Before it was reclaimed by Beyoncé, the word “diva” was used to paint women as attitudinal, difficult and demanding. While other superstars like Queen Bey and Mariah Carey have embraced the diva persona, the negative undertone of “diva” assigned specifically to Black women further perpetuates harmful characterizations. The way the term is used also differs for Black women with darker skin tones like Rowland. For dark-skinned Black women, being called a “diva” does not share the same social acceptance when light or fair-skinned women are referred to as one. While other women may get a pass on the diva trope, in this case the label deprives Rowland of her humanity and negates her feelings and her right to demand her worth. Outsiders automatically and unfairly chastised Rowland without knowing the context of the situation.
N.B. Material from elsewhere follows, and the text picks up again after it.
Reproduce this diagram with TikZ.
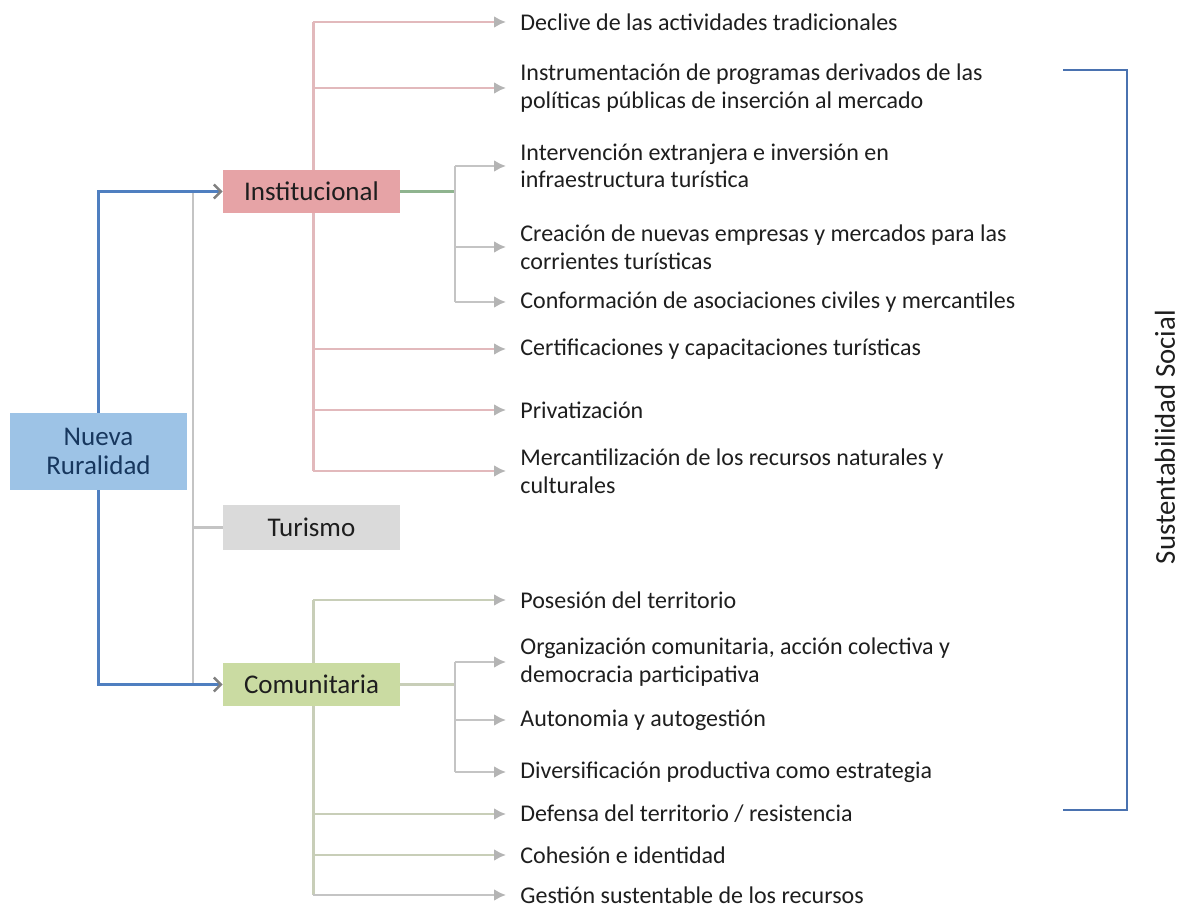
\documentclass[tikz,border=0pt]{standalone}
\usepackage{fontspec}
\setmainfont{Carlito}
\usepackage{xcolor}
\usepackage{tikz}
\usetikzlibrary{positioning}
\usetikzlibrary{arrows.meta}
\definecolor{ruralbg}{HTML}{9DC3E6}
\definecolor{ruralfg}{HTML}{17375E}
\definecolor{instbg}{HTML}{E6A3A6}
\definecolor{comubg}{HTML}{CADBA2}
\definecolor{turbg}{HTML}{DADADA}
\definecolor{leaffg}{HTML}{1E1E1E}
\definecolor{linkblue}{HTML}{4F7FC0}
\definecolor{bracketblue}{HTML}{4A72B0}
\definecolor{instline}{HTML}{E2B9BC}
\definecolor{comuline}{HTML}{C8CEB8}
\definecolor{greyline}{HTML}{C4C4C4}
\definecolor{tipgrey}{HTML}{B4B4B4}
\definecolor{instgreen}{HTML}{8FB48F}

\begin{document}
\begin{tikzpicture}[x=0.5pt, y=-0.5pt, text=leaffg,
	box/.style = {rectangle, align=center, minimum width=88.5pt, minimum height=21.5pt, inner sep=0pt, font=\fontsize{13.5}{14.5}\selectfont},
	rural/.style = {box, fill=ruralbg, text=ruralfg, minimum height=38.5pt},
	inst/.style = {box, fill=instbg},
	tur/.style = {box, fill=turbg, minimum height=22.5pt},
	comu/.style = {box, fill=comubg},
	leaf/.style = {anchor=west, align=left, inner sep=3pt, font=\fontsize{12}{13.8}\selectfont},
	linkb/.style = {draw=linkblue, line width=1.2pt, -{Straight Barb[length=3.5pt, width=7pt, color=gray]}},
	trunkI/.style = {draw=instline, line width=1.5pt},
	trunkC/.style = {draw=comuline, line width=1.5pt},
	trunkG/.style = {draw=greyline, line width=1.2pt},
	brI/.style = {draw=instline, line width=1.3pt, shorten >=4pt, -{Latex[length=6pt, width=6pt, color=tipgrey]}},
	brC/.style = {draw=comuline, line width=1.3pt, shorten >=4pt, -{Latex[length=6pt, width=6pt, color=tipgrey]}},
	brG/.style = {draw=greyline, line width=1.3pt, shorten >=4pt, -{Latex[length=6pt, width=6pt, color=tipgrey]}}]

\useasboundingbox (0,0) rectangle (1188,913);

% ramas institucionales
\node[leaf] (i1) at (514,22) {Declive de las actividades tradicionales};
\node[leaf] (i2) at (514,88) {Instrumentación de programas derivados de las\\políticas públicas de inserción al mercado};
\node[leaf] (i3) at (514,166) {Intervención extranjera e inversión en\\infraestructura turística};
\node[leaf] (i4) at (514,247) {Creación de nuevas empresas y mercados para las\\corrientes turísticas};
\node[leaf] (i5) at (514,302) {Conformación de asociaciones civiles y mercantiles};
\node[leaf] (i6) at (514,349) {Certificaciones y capacitaciones turísticas};
\node[leaf] (i7) at (514,410) {Privatización};
\node[leaf] (i8) at (514,471) {Mercantilización de los recursos naturales y\\culturales};

% ramas comunitarias
\node[leaf] (c1) at (514,600) {Posesión del territorio};
\node[leaf] (c2) at (514,662) {Organización comunitaria, acción colectiva y\\democracia participativa};
\node[leaf] (c3) at (514,720) {Autonomia y autogestión};
\node[leaf] (c4) at (514,772) {Diversificación productiva como estrategia};
\node[leaf] (c5) at (514,814) {Defensa del territorio / resistencia};
\node[leaf] (c6) at (514,855) {Cohesión e identidad};
\node[leaf] (c7) at (514,895) {Gestión sustentable de los recursos};

\coordinate (tr) at (313,0);
\coordinate (sub) at (455,0);
\coordinate (gt) at (193,0);

\draw[trunkI] (i1.west -| tr) -- (i8.west -| tr);
\draw[trunkC] (c1.west -| tr) -- (c7.west -| tr);

\node[rural] (nr) at (98.5,451.5) {Nueva\\Ruralidad};
\node[inst] (ins) at (311.5,191.5) {Institucional};
\node[tur] (tur) at (311.5,527.5) {Turismo};
\node[comu] (com) at (311.5,684.5) {Comunitaria};

\draw[trunkG] (ins.west -| gt) -- (com.west -| gt);
\draw[trunkG] (tur.west -| gt) -- (tur.west);

\draw[linkb] (nr.north) |- (ins.west);
\draw[linkb] (nr.south) |- (com.west);

\draw[draw=instgreen, line width=1.5pt] (ins.east) -- (ins.east -| sub);
\draw[trunkG] (i3.west -| sub) -- (i5.west -| sub);
\draw[draw=comuline, line width=1.5pt] (com.east) -- (com.east -| sub);
\draw[trunkG] (c2.west -| sub) -- (c4.west -| sub);

\draw[brI] (i1.west -| tr) -- (i1.west);
\draw[brI] (i2.west -| tr) -- (i2.west);
\draw[brG] (i3.west -| sub) -- (i3.west);
\draw[brG] (i4.west -| sub) -- (i4.west);
\draw[brG] (i5.west -| sub) -- (i5.west);
\draw[brI] (i6.west -| tr) -- (i6.west);
\draw[brI] (i7.west -| tr) -- (i7.west);
\draw[brI] (i8.west -| tr) -- (i8.west);

\draw[brC] (c1.west -| tr) -- (c1.west);
\draw[brG] (c2.west -| sub) -- (c2.west);
\draw[brG] (c3.west -| sub) -- (c3.west);
\draw[brG] (c4.west -| sub) -- (c4.west);
\draw[brC] (c5.west -| tr) -- (c5.west);
\draw[brC] (c6.west -| tr) -- (c6.west);
\draw[brG] (c7.west -| tr) -- (c7.west);

% llave de sustentabilidad
\coordinate (bt) at (1063,70);
\coordinate (bb) at (1063,810);
\draw[draw=bracketblue, line width=1.2pt] (bt) -- (bt -| 1127,0) -- (bb -| 1127,0) -- (bb);
\node[rotate=90, font=\fontsize{14.4}{16}\selectfont] (ss) at (1165,437) {Sustentabilidad Social};

\end{tikzpicture}
\end{document}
The “Mea Culpa” actress later addressed the incident in an interview with The Associated Press, explaining that the security guard crossed a boundary. “The woman knows what happened. I know what happened. I have a boundary, and I stand by those boundaries, and that is it,” Rowland says in the 30-second clip, visibly emotional. She also pointed out the difference in treatment on the red carpet for other celebrities who attended. “There were other women who attended that carpet, who did not look quite like me. And they didn’t get scolded or pushed off or told to get off. And I stood my ground, and she felt like she had to stand hers. But I stood my ground.”